The difference in stickiness between these two hierarchies creates dramatic differences in market capitalization. In the gorilla game, the gorilla dominates the category for the entirety of its life cycle, and thus its market cap gets a very high premium indeed. Chimps also have proprietary technology, hence stickiness, but are not the market standard, hence more limited scope. Their best play is to develop an independent ecosystem organized around high-value use cases specific to particular vertical markets, the way the Unix workstation vendors competed successfully against PCs with CAD-like applications for cinema, semiconductor, oil exploration, fluid dynamics, and high-frequency trading.

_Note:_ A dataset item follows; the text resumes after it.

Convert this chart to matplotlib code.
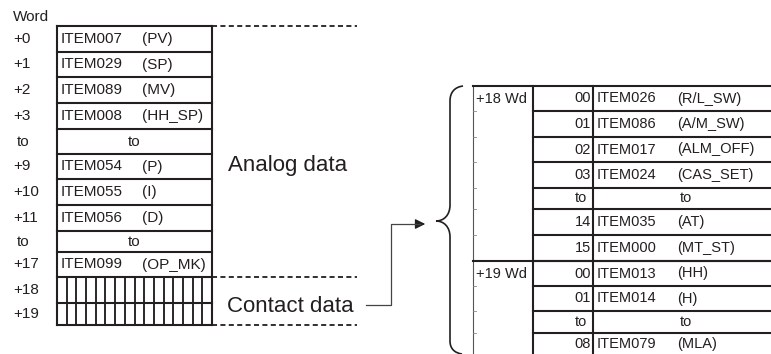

And finally, there is a very large market open to being served by monkeys who are able to clone the gorilla technology and deliver a plug-compatible alternative at a much lower price.
When it comes to royalty games, the absence of proprietary technology with high switching costs leads to a much more fluid hierarchy of power. The category leader is still the king, but it can be deposed by some up-and-coming prince, the way that Compaq displaced the IBM PC, the way that Micron can challenge Samsung in DRAMs, the way that Aruba can challenge Cisco in Wi-Fi. Here the low-cost providers, whom we termed the serfs, have an easier time gaining entry into a large and growing market, but a harder time sustaining even the most modest of margins, as there is always some hungrier low-cost competitor looking over their shoulder.
Overall, the key takeaway is that, while the gorillas and gorilla games get the bulk of the attention, especially from the investment community, all six of these strategies are perfectly viable provided you play within the parameters of your role. The key is not to hallucinate about what role that is.
That’s what I think. What do you think?